Ensor might not have painted directly onto the support, but he did create a white canvas of his own: the tablecloth fills the painting, together with the napkins and Mitche’s shawl. It is this expanse of white that ultimately lends the colours their brightness and power. The effect is heightened by the intriguing pattern of reflections.
Ensor opted firmly for yellows and reds so that we almost feel the warm, abundant sunlight flooding into the room. No wonder Mitche looks so content.
For all the speculation about oysters as an aphrodisiac, the artist did not intend to create a scene with any erotic overtones. In 1882, oysters were cultivated on a large scale in Ostend for export and were simply easy to come by. Ensor later said he wished he’d painted Mitche tucking into mussels instead.
5. Not an instant hit
After seeing The Oyster Eater, Emile Verhaeren declared that Ensor was ‘the first of all our artists to paint in a truly bright way’. The Flemish author was deeply impressed and was keen to hold Ensor up as the great innovator of Belgian art. But not everyone saw it that way. The critics didn’t hold back: the colours were too strident and the work was sloppily painted. What’s more, it was unseemly to paint such a second-rate subject on such an immense scale – 2 x 1.3 m. And the loosely applied perspective made it seem like everything could come tumbling out of the painting at any moment.

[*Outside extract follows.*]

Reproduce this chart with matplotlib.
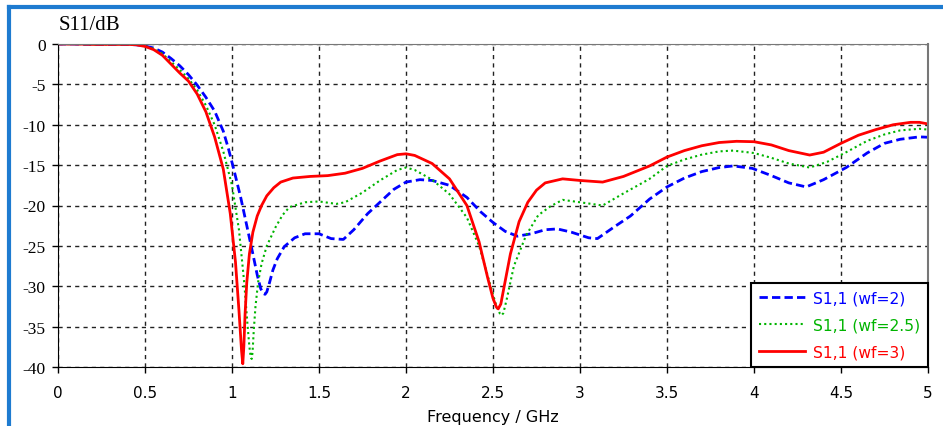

The Antwerp Salon, at which the leading art of the day was exhibited, rejected the work in 1882, and even Ensor’s old comrades at L’Essor in Brussels refused to show The Oyster Eater the following year. Only in 1886 was Ensor able to present his milestone in public for the first time at the Brussels avant-garde art society Les Vingt. But even then, he had to keep fighting his painting’s corner. As late as 1907, Liège City Council decided not to acquire the work for the local Musée des Beaux Arts.
Fortunately, Ensor’s good friend Emma Lambotte stepped in. She bought the painting and hung it in her own drawing room, completing the circle. For a while, anyway: about 20 years later the KMSKA was given the opportunity to buy the work and the museum wasted no time in saying yes.
6. Freshly restored
Over the years, The Oyster Eater’s famous colours gradually deteriorated and paint began to lift and crack. The biggest problem, however, was the painting’s thick layer of varnish. Until recently, that is, when conservator Lene Smedts successfully removed it.
This was certainly necessary, as the varnish layer was thick, yellowed, irregular and glossy. The resulting yellow sheen virtually cancelled out the nuances in the white zones and the fresh look of the overall work that Ensor had intended. All the subtlety of his colours had also been lost, while the glossy coating created unsightly reflections. The vibrant surface structure that is such a part of this painting could no longer be seen either.
Thanks to the conservator’s skills, we will soon be able to admire Ensor’s work once more, just as he meant it to look.